Again there are no good ways to solve this using Excel alone. You simply need to accept that when you have a huge and complex data management task, you will suffer from Excel’s performance limitations.

7) It’s worryingly insecure

Excel makes only limited provision for data security. You can achieve rudimentary file-based security using your network file system, but any more sophisticated attempt to implement role-based access to the data will rapidly become cumbersome.

There is no auditability, so your spreadsheets are very unlikely to retain a detailed audit trail of who made what changes and when.  An erroneous or potentially fraudulent data change can therefore go undetected – impossible to trace back to its source.

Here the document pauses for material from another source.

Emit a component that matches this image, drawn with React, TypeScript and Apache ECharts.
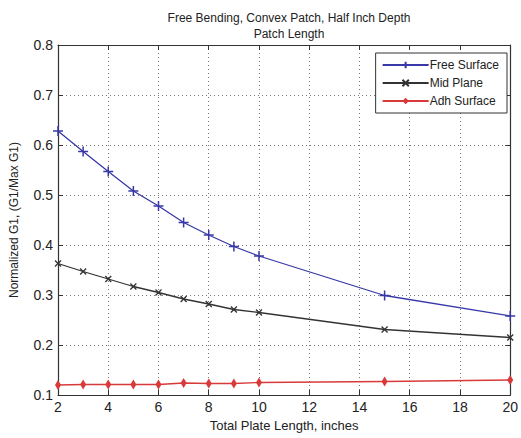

But it gets worse: it’s all too easy to place a copy of your corporate data onto a USB stick, carry it out of the building and then leave it behind in a coffee shop.  There is always a temptation to attach your Excel files to an email, but the recipient might then accidentally forward that email to someone outside of the organization.

 

The only true solution to these problems is to use a fully featured enterprise database solution. These provide a robust solution to data security; they maintain data integrity and allow for automated backups; and they give you a consistent interface for entering and maintaining your data. They are the truly smart solution.

There are lots of things that Excel does really well, and for many ad-hoc calculations and analyses I’ll often turn to it. But if I’m designing a key part of my business process, I will always use a professionally designed database system.